Torreya State Park is a 13,735 acre (56 km²) Florida State Park, United States National Natural Landmark and historic site thirteen miles (19 km) north of Bristol. It is located north of S.R 12 on the Apalachicola River, in northwestern Florida (Florida Panhandle), at 2576 N.W. Torreya Park Road.
It was named for the Florida Nutmeg (Torreya taxifolia) trees, a rare species of Torreya tree endemic to the local east bank of the Apalachicola River's limestone bluffs.
With river swamps and high pinelands, extensive ravines and high bluffs along the river, the park has one of the most variable terrains of any in Florida. The high elevation of the park is about 300 feet at the top of Logan Hill. Many streams run through the park
Prior Native American inhabitation has been confirmed by archaeological discoveries in the area.
In 1818, General Andrew Jackson and his army crossed the Apalachicola here during the First Seminole War. Ten years later, the first government road to cross the new Territory met the river here.

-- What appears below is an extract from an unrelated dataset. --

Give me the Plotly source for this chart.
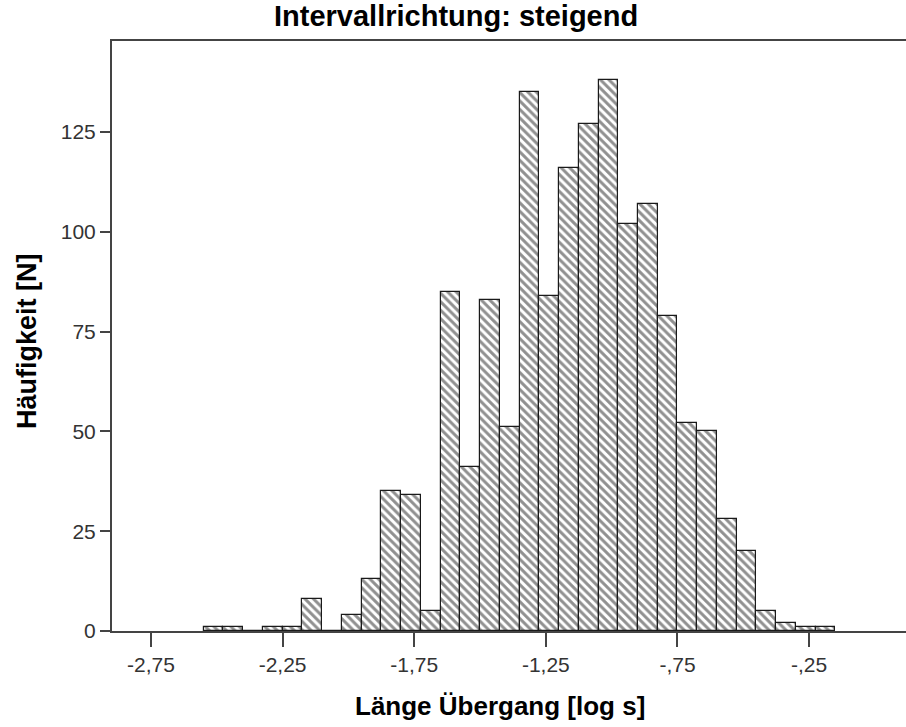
import plotly.graph_objects as go

# Histogram bins (log10 of transition length in seconds)
bin_start = -2.55
bin_width = 0.075
counts = [1, 1, 0, 1, 1, 8, 0, 4, 13, 35,
          34, 5, 85, 41, 83, 51, 135, 84, 116, 127,
          138, 102, 107, 79, 52, 50, 28, 20, 5, 2,
          1, 1]

x_tick_values = [-2.75, -2.25, -1.75, -1.25, -0.75, -0.25]
x_tick_labels = ["-2,75", "-2,25", "-1,75", "-1,25", "-,75", "-,25"]
y_tick_values = [0, 25, 50, 75, 100, 125]

title_text = "Intervallrichtung: steigend"
x_title = "Länge Übergang [log s]"
y_title = "Häufigkeit [N]"

centers = [bin_start + bin_width * (i + 0.5) for i in range(len(counts))]

FONT = "Liberation Sans, Arial, sans-serif"
AXIS = "#444444"

fig = go.Figure(
    go.Bar(
        x=centers,
        y=counts,
        width=bin_width,
        marker=dict(
            color="white",
            line=dict(color="#1a1a1a", width=1.2),
            pattern=dict(shape="\\", fgcolor="#222222", bgcolor="white",
                         size=6, solidity=0.5),
        ),
        hoverinfo="x+y",
    )
)

W, H = 906, 727
ml, mr, mt, mb = 112, 0, 41, 96

fig.update_layout(
    width=W, height=H,
    margin=dict(l=ml, r=mr, t=mt, b=mb),
    paper_bgcolor="white",
    plot_bgcolor="white",
    showlegend=False,
    bargap=0,
    font=dict(family=FONT, color="#333333"),
)

fig.update_xaxes(
    range=[-2.898, 0.118],
    tickmode="array", tickvals=x_tick_values, ticktext=x_tick_labels,
    ticks="outside", ticklen=14, tickwidth=2, tickcolor=AXIS,
    tickfont=dict(size=21, color="#333333"),
    showline=True, linecolor=AXIS, linewidth=2, mirror=True,
    showgrid=False, zeroline=False,
)
fig.update_yaxes(
    range=[0, 147.8],
    tickmode="array", tickvals=y_tick_values,
    ticks="outside", ticklen=10, tickwidth=2, tickcolor=AXIS,
    tickfont=dict(size=21, color="#333333"),
    showline=True, linecolor=AXIS, linewidth=2,
    showgrid=False, zeroline=False,
)

pw = W - ml - mr
ph = H - mt - mb

def px_x(px):
    return (px - ml) / pw

def px_y(py):
    return 1 - (py - mt) / ph

fig.add_annotation(
    text=f"<b>{title_text}</b>", x=px_x(456), y=px_y(16),
    xref="paper", yref="paper", showarrow=False,
    xanchor="center", yanchor="middle",
    font=dict(size=29, family=FONT, color="black"),
)
fig.add_annotation(
    text=f"<b>{x_title}</b>", x=px_x(500), y=px_y(706),
    xref="paper", yref="paper", showarrow=False,
    xanchor="center", yanchor="middle",
    font=dict(size=26, family=FONT, color="black"),
)
fig.add_annotation(
    text=f"<b>{y_title}</b>", x=px_x(27), y=px_y(341),
    xref="paper", yref="paper", showarrow=False, textangle=-90,
    xanchor="center", yanchor="middle",
    font=dict(size=27, family=FONT, color="black"),
)

fig.write_html("out.html")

Due to the river's importance during the Civil War, a six-cannon battery was placed on a bluff to prevent the passage of Union gunboats. These cannons never saw combat action at this location. The gun pits' remains can still be seen in the park.
In 1849, Jason Gregory built a plantation house at Ocheesee Landing, across from the park's current location. After the Civil War, like most plantations, it fell into disuse.
Not long after the Civilian Conservation Corps was established in 1933, they started work to create the park. Part of the project in 1935 was disassembling the old Gregory House, moving it across the river and reconstructing in the park, where it stands today.
Visitors can tour the Gregory House for a small fee.
The park is one of the few places in the country where the endangered species Few-flowered croomia (Croomia pauciflora) can still be found. Other endangered species in the park include the feathery false lily of the valley (Maianthemum racemosum), Canadian honewort (Cryptotaenia canadensis), and bloodroot (Sanguinaria canadensis).The varieties of hardwood trees include Southern live oak (Quercus virginiana), White oak (Quercus alba), Water hickory (Carya aquatica), Southern wax myrtle (Myrica cerifera), Sourwood (Oxydendrum arboreum), American beech (Fagus grandifolia), Tulip tree (Liriodendron tulipifera), Florida maple (Acer floridanum), and Sweetgum (Liquidambar styraciflua).
Species of softwood trees include the variety of both Needle palm (Rhapidophyllum hystrix) and Dwarf palmetto (Sabal minor), Loblolly pine (Pinus taeda), Longleaf pine (Pinus palustris), and Redbay (Persea borbonia).
The endemic Florida Nutmeg (Torreya taxifolia) trees are restricted to the limestone bluffs and their ravines within Torreya State Park, along the east bank of the Apalachicola River in northern Florida and southern Georgia. It was one of the first federally listed endangered plant species in the United States in 1984. It is a Critically endangered species on the IUCN Red List, due to estimated 98% decline in mature individuals within the last three generations. Its total extent of occurrence is estimated to be about only 200 square kilometres (49,000 acres). The Apalachicola valley served as a refugium for T. taxifola during the last ice age, when its range shrank due to cooler temperatures.
Many animals can be seen in the park. Some of the mammals there include deer, squirrel, raccoon, opossum, fox, skunk, rabbit, bobcat and black bear. Dozens of species of birds can be viewed. Numerous species of amphibians and reptiles exist there as well, such as the Eastern Hognose Snake, gopher tortoises, and the rare Apalachicola dusky salamander.
The park has such amenities as birding, boating, hiking, picnicking, wildlife viewing and full camping facilities. It also has concessions, a museum and interpretive exhibit.
The Apalachicola River Bluffs Trail, a National Recreational Trail, is part of the park.